自助療法とは、玄米菜食をはじめ、ビワの葉温灸、ショウガ湿布、里芋パスタなどの各種の手当て法、ヨガ、気功、瞑想など、患者自らが自分の行いで自分を助けるものです。
代替療法とは、健康食品、漢方薬、温熱療法、免疫療法などで、がんが進行して自助療法だけでは心もとない場合、代替療法の手助けをすすめます。
それでもまだがんが大きくなる一方の時に最後の手段として、手術、抗がん剤、放射線の三大療法をやってみようというわけです。ただし、「よく勉強して自分の責任で決断して下さい」と私はいっています。
自助療法や代替療法が副作用がないのに対し、三大療法は時として激しい副作用があり、人間の体に備わっている自然治癒力を著しく弱めてしまいます。また、三大療法はがんという結果だけに注目して、切ったり焼いたり毒殺したり、さまざまな対症療法を講じているに過ぎず、根本的な解決にはなりません。
海に浮かぶ氷山をイメージすると、海面に少し顔を出しているのががんの塊で、海面から下に隠れている巨大な部分にこそ、がんの原因があります(7頁図2)。
ライフスタイルや食生活、心の状態などを患者自らが改め、体質を改善していくことがまず必要なのです。
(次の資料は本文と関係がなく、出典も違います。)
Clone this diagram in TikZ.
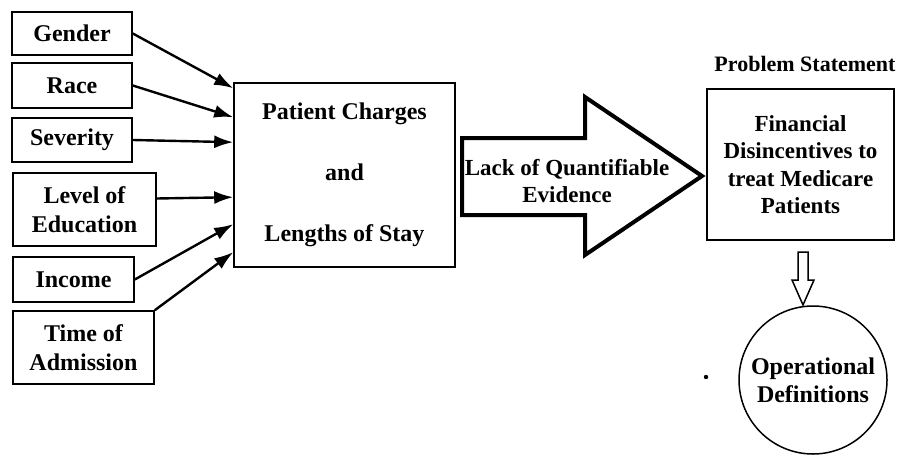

中でも、あらゆる病気の発病と治癒に決定的な影響力をもっているのが心≠ナす。しかし、心のもち方を変えるのは非常に難しく、私自身、瞑想や気功の教室に通ったり、人生論の本を読みあさったりしましたが、うまくいきませんでした。
ところが、玄米を食べるようになってまもなく、玄米を食べるという目に見える行動が、心という目に見えないものに働きかけることに気づいたわけです(図7)。
玄米を始めて2週間で、まず便の状態が変わりました。それまで情けない細い便しか出なかったのが、バナナのような理想的な便になり、朝から体の調子がいい。家からバス停までの道のりも足取りが軽く、鼻歌でも歌いたくなる気分です。そこで、「あれっ、玄米を食べただけなのに心の状態が変わってる!」と気づいたんです。
がん患者に不安を捨てましょうといっても無理です。寝ても覚めてもがんのことを考えてしまうのは仕方のないことです。まずは、直接心を変えようなどと難しいことを考えず、できること、行動することから始めればいいのです。
私が自助療法をすすめる最大の理由は、患者自身が自分の健康に貢献できる度合いが大きい点にあります。いろいろな工夫をしながらコツコツと努力を積み重ねていくので、免疫向上や体質改善という成果は、そのまま生きる自信につながり、そして、単に病気が治るだけでなく、健康度のレベルが発病以前より高くなるわけです。
三大療法でがんが直った場合、「直」には「直前の状態に戻る」という意味があり、がんの直前の状態は、放っておくとやがて重大な病気になる未病の段階です。
一方、自助療法でがんが治った場合、「治」には治水や政治という言葉があり、「コントロールする」という意味があります。つまり、自分の健康を意のままにコントロールできる状態です。がんになる以前より、心身共に健康で幸せな毎日を送ることができる「ウェラー・ザン・ウェル」を実現するのです。
私は自分を「ゴーストバスター(幽霊退治屋)」と思っています。がんは治らないという誤った常識の亡霊をやっつけて、それに打ちひしがれている多くの人々のウェラー・ザン・ウェルの実現を手助けしていくこの喜びは、がんがもたらしてくれたものと感謝しています。